Now the political and economic pictures have developed still further. Trump’s renewed call for reporting changes follows months of attacks on federal agencies, including the August firing of the Bureau of Labor Statistics commissione r after a routine revision of jobs data and reports showing a slowdown in growth — signs that have alarmed economists and brought increased media and public attention to economic data streams.

Meanwhile, experts warn that thinning expert ranks at federal agencies and undermining public trust in the data they produce could increase already elevated economic uncertainty and, down the line, function to increase, rather than lower , borrowing costs for businesses and households alike.

Trump’s attacks on the BLS also come amid a larger backdrop of worsening economic conditions. The current data points to a further weakening in the job market and inflation running well above the Fed’s 2% target . A push to obscure such data would not improve the economy but simply make it harder to deal in facts.

Even if the SEC opened a docket, its process — from proposal to comments to final rule — would take months, and companies would still be bound by requirements to disclose material events promptly between periodic reports. Investor advocates have long argued that quarterly filings create greater transparency and reduce information asymmetry (i.e., cases in which management knows much more than, say, ordinary shareholders), and in the process, contribute to deeper, more liquid markets.

Those who advocate less frequent reporting argue that doing so could reduce compliance costs and short-term pressure without starving investors of material news.

The SEC, now chaired by Paul S. Atkins, has not yet indicated whether it will revisit the question. Atkins, a former commissioner who was sworn in again as chair in April, has emphasized a business-friendly agenda while also underlining the SEC's \\"core mandate\\" of protecting investors , per recent agency statements and public remarks.

In other words, Trump can set the tone, but the SEC still controls the timetable. Until the Commission formally proposes a rule, quarterly 10-Qs remain the law of the land.

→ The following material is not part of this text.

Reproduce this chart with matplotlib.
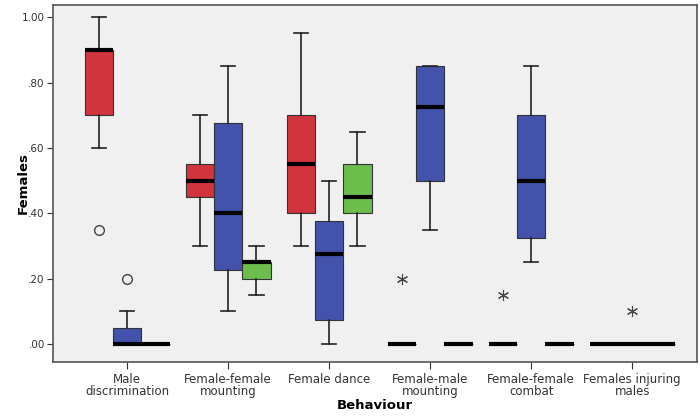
import numpy as np
from matplotlib import pyplot as plt
from matplotlib.ticker import FuncFormatter

categories = ["Male\ndiscrimination", "Female-female\nmounting", "Female dance",
              "Female-male\nmounting", "Female-female\ncombat", "Females injuring\nmales"]

# per group: [red, blue, green] -> (whislo, q1, med, q3, whishi)
red_stats = [(0.60, 0.70, 0.90, 0.90, 1.00),
             (0.30, 0.45, 0.50, 0.55, 0.70),
             (0.30, 0.40, 0.55, 0.70, 0.95),
             (0.00, 0.00, 0.00, 0.00, 0.00),
             (0.00, 0.00, 0.00, 0.00, 0.00),
             (0.00, 0.00, 0.00, 0.00, 0.00)]
blue_stats = [(0.00, 0.00, 0.00, 0.05, 0.10),
              (0.10, 0.225, 0.40, 0.675, 0.85),
              (0.00, 0.075, 0.275, 0.375, 0.50),
              (0.35, 0.50, 0.725, 0.85, 0.85),
              (0.25, 0.325, 0.50, 0.70, 0.85),
              (0.00, 0.00, 0.00, 0.00, 0.00)]
green_stats = [(0.00, 0.00, 0.00, 0.00, 0.00),
               (0.15, 0.20, 0.25, 0.25, 0.30),
               (0.30, 0.40, 0.45, 0.55, 0.65),
               (0.00, 0.00, 0.00, 0.00, 0.00),
               (0.00, 0.00, 0.00, 0.00, 0.00),
               (0.00, 0.00, 0.00, 0.00, 0.00)]

# outliers: (group index, series index 0=red 1=blue 2=green, value)
circle_outliers = [(0, 0, 0.35), (0, 1, 0.20)]
star_outliers = [(3, 0, 0.20), (4, 0, 0.15), (5, 1, 0.10)]

colors = ["#d2343e", "#4352aa", "#6cbd4c"]
offset = 0.28
width = 0.28

fig = plt.figure(figsize=(7, 4.19), dpi=100)
ax = fig.add_axes([0.076, 0.136, 0.92, 0.852])
ax.set_facecolor("#f0f0f0")

for s, (stats, col) in enumerate(zip([red_stats, blue_stats, green_stats], colors)):
    bxp_stats = []
    for lo, q1, med, q3, hi in stats:
        bxp_stats.append(dict(whislo=lo, q1=q1, med=med, q3=q3, whishi=hi, fliers=[]))
    pos = np.arange(1, len(categories) + 1) + (s - 1) * offset
    ax.bxp(bxp_stats, positions=pos, widths=width, patch_artist=True, showfliers=False,
           boxprops=dict(facecolor=col, edgecolor="#333333", linewidth=0.8),
           medianprops=dict(color="black", linewidth=3, solid_capstyle="butt"),
           whiskerprops=dict(color="#222222", linewidth=1.2),
           capprops=dict(color="#222222", linewidth=1.2),
           capwidths=width * 0.5, manage_ticks=False)

for g, s, v in circle_outliers:
    ax.plot(g + 1 + (s - 1) * offset, v, "o", mfc="none", mec="#444444", ms=7, mew=1)
for g, s, v in star_outliers:
    ax.plot(g + 1 + (s - 1) * offset, v, marker=(6, 2, 0), color="#444444", ms=8, mew=0.8)

ax.set_xlim(0.267, 6.644)
ax.set_ylim(-0.055, 1.037)
ax.set_yticks(np.arange(0, 1.01, 0.2))
ax.yaxis.set_major_formatter(FuncFormatter(lambda v, p: ("%.2f" % v).lstrip("0") if v < 1 else "%.2f" % v))
ax.set_xticks(np.arange(1, len(categories) + 1))
ax.set_xticklabels(categories, fontsize=8.5, color="#333333", linespacing=0.9)
ax.tick_params(axis="y", labelsize=7.5, colors="#333333", length=4, pad=2)
ax.tick_params(axis="x", length=5, colors="#333333", pad=3)
for sp in ax.spines.values():
    sp.set_color("#555555")
    sp.set_linewidth(1.2)

ax.set_ylabel("Females", fontsize=9.5, fontweight="bold")
ax.yaxis.set_label_coords(-0.036, 0.5)
ax.set_xlabel("Behaviour", fontsize=9.5, fontweight="bold")
ax.xaxis.set_label_coords(0.5, -0.105)

plt.savefig("out.png", dpi=100)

Taken together, the moves point to a broader strategy: slow or discredit the flow of official information to gain more control over the narrative. As the Wall Street Journal points out, it's a strategy that, in recent memory , has created economic chaos, rampant inflation, and large-scale job loss in other economies.

Here in the U.S., stretching corporate disclosures to six months, firing the BLS commissioner after unwelcome jobs prints, and flirting with suspending monthly releases could all leave investors, businesses, and the Fed with a foggier view of the economy. The effect would be to raise the cost of capital, making life more expensive for Americans across the board. Markets can live with bad news, but they struggle with no news — or news that people no longer trust.